Amongst the Americanisms that slide off me are all the references to baseball, but these are of course doubly justified in that the Japanese have taken to the game in a big way. I've known that for a long time, but keep half forgetting it, feeling instinctively that cricket - with its elaborate laws and rituals and its deep entanglement with notions of civility and respect - would be a better fit, as well as having a track record in being remade in the image of the various cultures where it has taken root. Not for nothing did Ashis Nandy describe it as "an Indian game accidentally discovered by the English". How have the Japanese given baseball their own twist, I wonder?

For the moment I've settled into a routine where each day I study some grammar and vocab from Japanese from Zero, a bit more vocab and pronunciation from memrise.com, and a few kanji from Remembering the Kanji. I've pretty much got hiragana down now, and shall have to turn my attention to katakana shortly, though it does seem like one script too many!

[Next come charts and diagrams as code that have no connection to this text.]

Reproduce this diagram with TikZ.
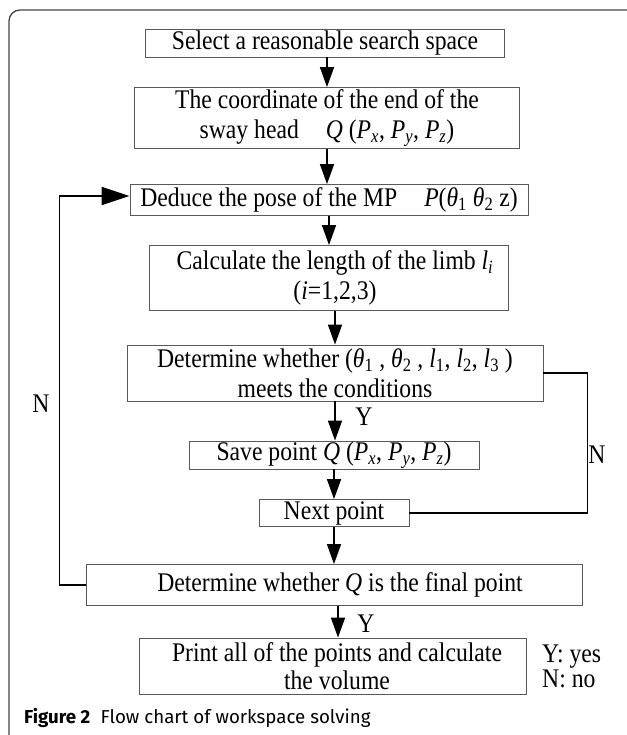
\documentclass[tikz,border=0pt]{standalone}
\usepackage{fontspec}
\setmainfont{Liberation Serif}[FakeStretch=0.88]
\newfontfamily\capfont{Fira Sans}
\usepackage{tikz}
\usetikzlibrary{arrows.meta}
\usetikzlibrary{positioning}
\definecolor{boxgray}{rgb}{0.35,0.35,0.35}
\definecolor{framegray}{rgb}{0.27,0.27,0.27}
\newcommand{\sP}[1]{\textit{P}\textsubscript{\textit{#1}}}
\newcommand{\sT}[1]{\textit{θ}\textsubscript{#1}}
\newcommand{\sL}[1]{\textit{l}\textsubscript{#1}}
\newcommand{\Qpoint}{\textit{Q} (\sP{x}, \sP{y}, \sP{z})}

\begin{document}
\begin{tikzpicture}[x=1bp, y=-1bp, % Pixel-Raster, y nach unten
  font=\fontsize{27}{30}\selectfont,
  box/.style={draw=boxgray, line width=0.9bp, inner sep=0pt, align=center},
  arr/.style={line width=1.6bp, -{Triangle[length=20bp, width=14bp]}},
  loop/.style={line width=1.8bp},
  lbl/.style={inner sep=1bp}]
\useasboundingbox (0,0) rectangle (627,735);
% Rahmen
\draw[framegray, line width=1.3bp, rounded corners=11bp] (9,735) -- (9,10) -- (627,10);
% Kästen
\node[box, minimum width=359bp, minimum height=28bp] (sel) at (325,43) {Select a reasonable search space};
\node[box, minimum width=385bp, minimum height=61bp] (coord) at (327,118) {The coordinate of the end of the\\sway head\quad \Qpoint};
\node[box, minimum width=398bp, minimum height=31bp] (pose) at (329,200) {Deduce the pose of the MP\quad \textit{P}(\sT{1} \sT{2} z)};
\node[box, minimum width=359bp, minimum height=65bp] (limb) at (329,278) {\hspace*{12bp}Calculate the length of the limb \sL{\textit{i}}\\\hspace*{12bp}(\textit{i}=1,2,3)};
\node[box, minimum width=416bp, minimum height=56bp] (check) at (335,373) {Determine whether (\sT{1} , \sT{2} , \sL{1}, \sL{2}, \sL{3} )\\meets the conditions};
\node[box, minimum width=290bp, minimum height=28bp] (save) at (334,455) {Save point \Qpoint};
\node[box, minimum width=150bp, minimum height=27bp] (next) at (334,513) {Next point};
\node[box, minimum width=496bp, minimum height=41bp] (final) at (334,585) {\hspace*{12bp}Determine whether \textit{Q} is the final point};
\node[box, minimum width=387bp, minimum height=56bp, font=\fontsize{27}{28}\selectfont] (print) at (333,666) {\hspace*{8bp}Print all of the points and calculate\\\hspace*{8bp}the volume};
% Pfeile
\draw[arr] (coord |- sel.south) -- (coord.north);
\draw[arr] (coord.south) -- (coord |- pose.north);
\draw[arr] (pose.south) -- (pose |- limb.north);
\draw[arr] (check |- limb.south) -- (check.north);
\draw[arr] (check.south) -- (check |- save.north);
\draw[arr] (save.south) -- (save |- next.north);
\draw[arr] (next.south) -- (next |- final.north);
\draw[arr] ([xshift=4bp]final.south) -- ([xshift=4bp]final.south |- print.north);
% Rückführungen
\draw[loop, -{Triangle[length=28bp, width=18bp]}] (final.west) -- ++(-26,0) |- ([yshift=4bp]pose.west);
\draw[loop] (check.east) -- ++(44,0) |- (next.east);
% Beschriftungen
\node[lbl] (nleft) at (41,404) {N};
\node[lbl] (nright) at (597,455) {N};
\node[lbl] (yone) at (364,417) {Y};
\node[lbl] (ytwo) at (366,624) {Y};
\node[lbl, anchor=west, align=left, font=\fontsize{27}{25}\selectfont] (legend) at (541,666) {Y: yes\\N: no};
% Titel
\node[anchor=base west, inner sep=0pt, font=\capfont\fontsize{18.8}{20}\selectfont] (caption) at (24,723) {\textbf{Figure 2}\hspace{0.55em}Flow chart of workspace solving};
\end{tikzpicture}
\end{document}
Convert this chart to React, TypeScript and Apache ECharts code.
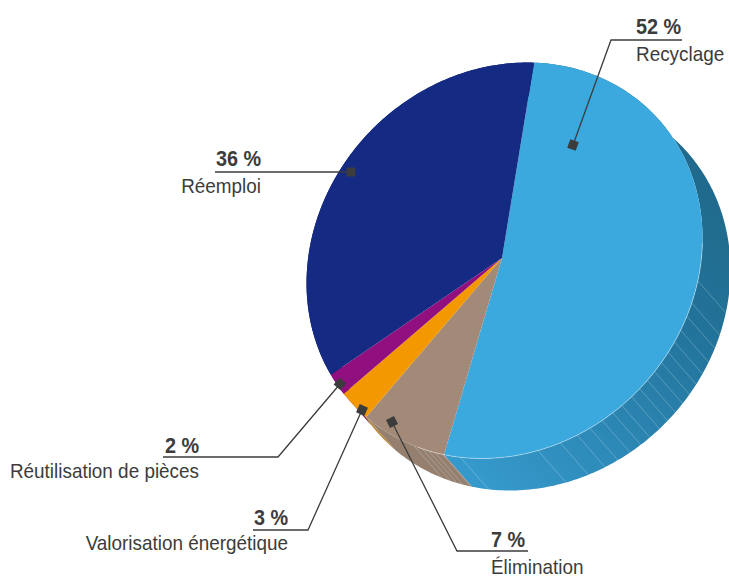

I was thinking the other day about The Water Margin - not the classic Chinese novel but the 1970s Japanese TV series based on it. I don't know whether it was ever a "cult" show, but I watched it keenly at the time, and still have the opening sequence memorized. How I admired the noble Lin Chung (the Robin Hood figure), and the Friar Tuck-ish Lu Ta, amongst many others! There are few shows from that period that haven't seen a nostalgic revival, but off hand I can't remember hearing this one mentioned at any point in the last 30 years. Nor is there much on Youtube, though here's the theme to jog anyone's memory who wants it. Maybe it's still really well known and much discussed, and I've just missed all those conversations?

I must look for Akutagawa, I think.

"In a Grove," which was filmed as Kurosawa's Rashomon, is readily available and a deserved classic. Ditto "Rashomon."

---L.

Ah, now--- I'd forgotten that 'Rashomon' had a short-story source! Thanks for the tip!